SMCRは反応場となる細い溝(流路)を刻んだ板を縦に重ねる積層構造が特徴。縦に重ねれば、装置の幅を広げなくても処理量を増やせる。また、通常のマイクロリアクターだと1枚の板上に平面的に配置する流路や注入口を、積層構造なら立体的に配置できるため、流路の形を柔軟に設計でき、板1枚当たりの流路の密度を高められる。この利点を生かして流路の本数を増やせば、処理能力が高まる。流路を長めに設計し、反応に長い時間がかかる物質に対応することもできる。

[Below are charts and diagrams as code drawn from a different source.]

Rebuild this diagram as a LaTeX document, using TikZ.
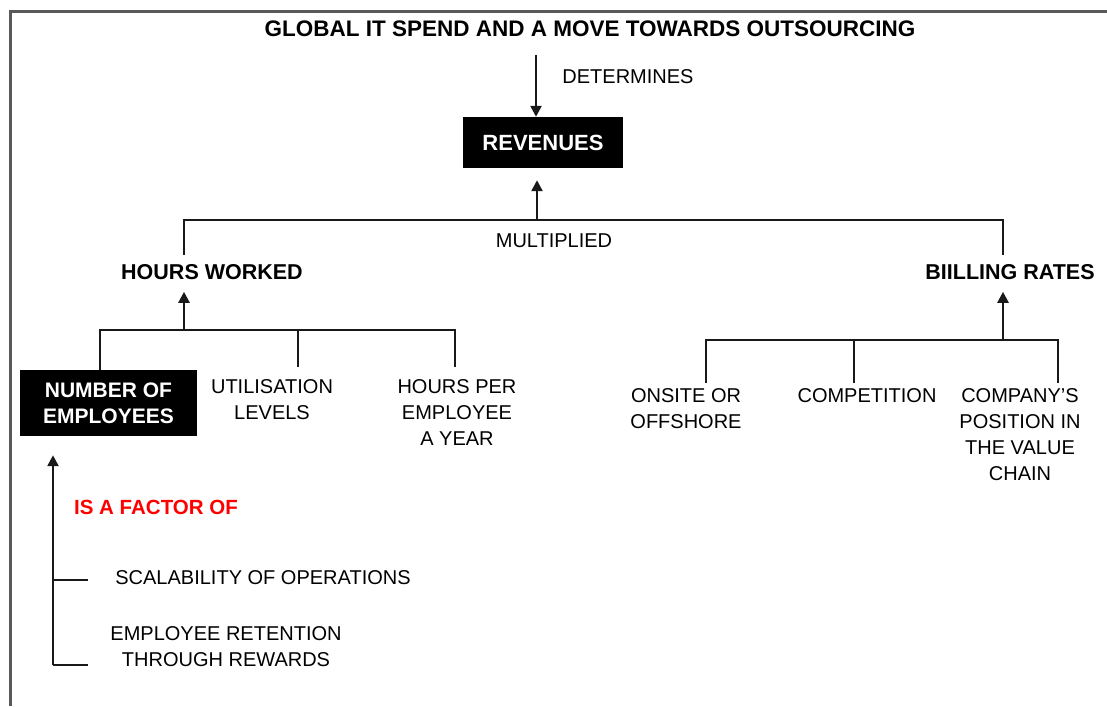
\documentclass[tikz,border=0pt]{standalone}
\usepackage{fontspec}
\setmainfont{Liberation Sans}
\usetikzlibrary{arrows.meta,calc}
\begin{document}
\begin{tikzpicture}[x=1pt,y=-1pt,
  line/.style={line width=2.4pt,draw=black!90},
  arr/.style={line width=2.4pt,draw=black!90,-{Triangle[length=11pt,width=11pt]}},
  bigtxt/.style={font=\fontsize{22.5}{26}\selectfont\bfseries,inner sep=0pt},
  lbl/.style={font=\fontsize{21.5}{26}\selectfont\bfseries,inner sep=0pt},
  txt/.style={font=\fontsize{20}{26}\selectfont,inner sep=0pt,align=center},
  blackbox/.style={fill=black,text=white,font=\fontsize{21}{26}\selectfont\bfseries,align=center,inner sep=0pt}
]
\useasboundingbox (0,0) rectangle (1107,706);
% frame
\draw[line width=3pt,draw=black!65] (1107,12) -- (10,12) -- (10,706);

% title and revenues
\node[bigtxt] (title) at (590,29) {GLOBAL IT SPEND AND A MOVE TOWARDS OUTSOURCING};
\node[blackbox,minimum width=160pt,minimum height=51pt,font=\fontsize{22}{26}\selectfont\bfseries] (rev) at (543,142.5) {REVENUES};
\coordinate (dtop) at (536,55);
\draw[arr] (dtop) -- (dtop |- rev.north);
\node[txt] (det) at (628,77) {DETERMINES};

% multiplied tier
\coordinate (jm) at (537,220);
\coordinate (jl) at (184,220);
\coordinate (jr) at (1003,220);
\node[lbl] (hw) at (212,272) {HOURS WORKED};
\node[lbl] (br) at (1010,272) {BIILLING RATES};
\draw[arr] (jm) -- ([yshift=-12pt]rev.south -| jm);
\draw[line] (jl |- hw.north) ++(0,-9) -- (jl) -- (jr) -- ++(0,35);
\node[txt] (mul) at (554,241) {MULTIPLIED};

% hours worked tier
\coordinate (hj) at (184,330);
\node[blackbox,minimum width=177pt,minimum height=66pt] (ne) at (108.5,403) {NUMBER OF\\EMPLOYEES};
\node[txt] (ul) at (272,400) {UTILISATION\\LEVELS};
\node[txt] (hpe) at (457,413) {HOURS PER\\EMPLOYEE\\A YEAR};
\draw[arr] (hj) -- ([yshift=-12pt]hw.south -| hj);
\coordinate (h1) at (100,330);
\coordinate (h2) at (298,330);
\coordinate (h3) at (455,330);
\draw[line] (h1 |- ne.north) -- (h1) -- (h3) -- ++(0,37);
\draw[line] (h2) -- ++(0,37);

% billing rates tier
\coordinate (bj) at (1003,340);
\node[txt] (oo) at (686,409) {ONSITE OR\\OFFSHORE};
\node[txt] (comp) at (867,396) {COMPETITION};
\node[txt] (cp) at (1020,435) {COMPANY'S\\POSITION IN\\THE VALUE\\CHAIN};
\draw[arr] (bj) -- ([yshift=-12pt]br.south -| bj);
\coordinate (b1) at (706,340);
\coordinate (b2) at (854,340);
\coordinate (b3) at (1058,340);
\draw[line] (b1) ++(0,43) -- (b1) -- (b3) -- ++(0,43);
\draw[line] (b2) -- ++(0,43);

% factors
\node[font=\fontsize{20.5}{24}\selectfont\bfseries,text=red,inner sep=0pt] (fac) at (156,507) {IS A FACTOR OF};
\node[txt] (sc) at (263,578) {SCALABILITY OF OPERATIONS};
\node[txt] (er) at (226,647) {EMPLOYEE RETENTION\\THROUGH REWARDS};
\coordinate (fb) at (53,665);
\coordinate (fm) at (53,580);
\draw[arr] (fb) -- ([yshift=-19pt]ne.south -| fb);
\draw[line] (fm) -- ++(35,0);
\draw[line] (fb) -- ++(35,0);
\end{tikzpicture}
\end{document}
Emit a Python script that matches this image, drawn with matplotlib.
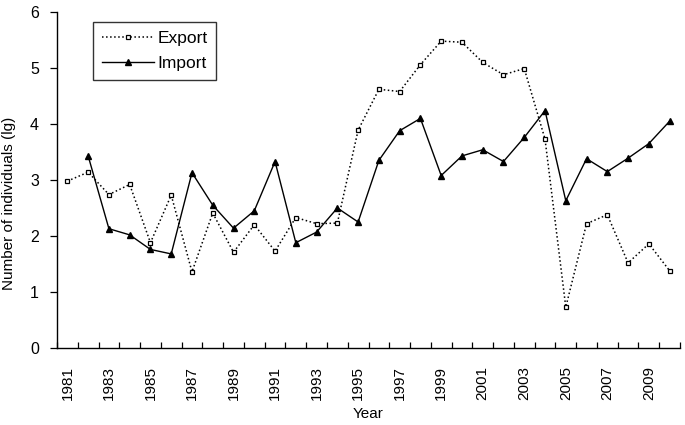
import numpy as np
import matplotlib.pyplot as plt

plt.rcParams['font.family'] = ['Liberation Sans', 'DejaVu Sans']

years = list(range(1981, 2011))
export = [2.98, 3.14, 2.74, 2.92, 1.88, 2.73, 1.36, 2.41, 1.71, 2.20,
          1.73, 2.33, 2.22, 2.23, 3.89, 4.62, 4.58, 5.06, 5.48, 5.46,
          5.10, 4.88, 4.99, 3.73, 0.73, 2.22, 2.38, 1.52, 1.86, 1.38]
# no import value for 1981
imports = [np.nan, 3.43, 2.13, 2.02, 1.76, 1.68, 3.13, 2.55, 2.14, 2.45,
           3.33, 1.88, 2.07, 2.50, 2.25, 3.35, 3.88, 4.10, 3.08, 3.43,
           3.54, 3.33, 3.76, 4.24, 2.63, 3.38, 3.15, 3.39, 3.65, 4.05]

x = np.arange(len(years))

fig = plt.figure(figsize=(6.85, 4.25), dpi=100)
ax = fig.add_axes([57 / 685, 1 - 348 / 425, 623 / 685, 336 / 425])

ax.plot(x, export, linestyle=':', color='black', linewidth=1.1,
        marker='s', markersize=3.5, markerfacecolor='white',
        markeredgecolor='black', markeredgewidth=0.9, label='Export')
ax.plot(x, imports, linestyle='-', color='black', linewidth=1.0,
        marker='^', markersize=4.5, markerfacecolor='black',
        markeredgecolor='black', label='Import')

ax.set_xlim(-0.5, len(years) - 0.5)
ax.set_ylim(0, 6)

# category axis: ticks between categories, labels at every other year
ax.set_xticks(np.arange(-0.5, len(years), 1.0))
ax.set_xticklabels([])
ax.tick_params(axis='x', which='major', direction='in', length=4, width=0.9)
ax.set_xticks(x[::2], minor=True)
ax.set_xticklabels([str(y) for y in years[::2]], minor=True, rotation=90,
                   fontsize=11)
ax.tick_params(axis='x', which='minor', length=0, pad=13)

ax.set_yticks(range(0, 7))
ax.tick_params(axis='y', direction='out', length=5, width=0.9,
               labelsize=11.5, pad=8)

for side in ['top', 'right']:
    ax.spines[side].set_visible(False)
for side in ['left', 'bottom']:
    ax.spines[side].set_linewidth(1.0)

ax.set_xlabel('Year', fontsize=11, labelpad=5)
ax.set_ylabel('Number of individuals (lg)', fontsize=11)
ax.yaxis.set_label_coords(-0.066, 0.43)

leg = ax.legend(loc='upper left', bbox_to_anchor=(0.058, 0.97), fontsize=12.5,
                frameon=True, fancybox=False, edgecolor='black',
                handlelength=3.0, handletextpad=0.2, borderpad=0.5,
                labelspacing=0.6, borderaxespad=0)
leg.get_frame().set_linewidth(1.0)

fig.savefig('out.png', dpi=100)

この結果、年数万トン規模の処理能力が必要で、反応時間も長いものだと30分間に及ぶバルクケミカルに適用できるようになった。金属の抽出・回収や二酸化炭素(CO2)の吸収にも使えるという。
【面積を大幅減】
従来主流だった撹拌式のリアクターと比べると、設置面積が大幅に減る。加熱用や冷却用の熱媒体を注入する流路を刻んだ板を積層構造に組み込めば、熱が効率よく伝わり、温度を均一に制御できるという利点もある。
これまでマイクロリアクターは、医薬品など少量生産で高付加価値のファインケミカルにしか使えないとされてきた。
神戸製鋼所は伝熱用のフィンを幾層も重ね、熱を効率的に伝える熱交換器の設計で培った知見で、この課題を克服した。
SMCRの導入費用は、同程度の処理能力を持つ撹拌式リアクターの3―5倍と高額になる。だが、同社の総合力を生かせば、配管などの付帯物と一体での提供も可能。加熱・冷却のための費用を含むトータルコストの低減や、省スペース化につながる仕組みを提案し、実績を伸ばしたい意向だ。
【用語】マイクロリアクター=板上に刻んだ幅数ミリメートル以下の流路に複数の流体を注入して反応させ、目的の物質を合成する装置。多くはY字形やT字形の流路の左右から別の原料を注入し、中央の交差する箇所で混合する。細い流路だと原料の分子が衝突する頻度が、撹拌式のリアクターより高まる。幅が細いほど流速も高まり、短時間で効率的に反応が進む。だが、反応に長い時間を要する物質では、この利点を生かせない。単位時間当たりの処理能力も、平面構造だと大容量化しにくい。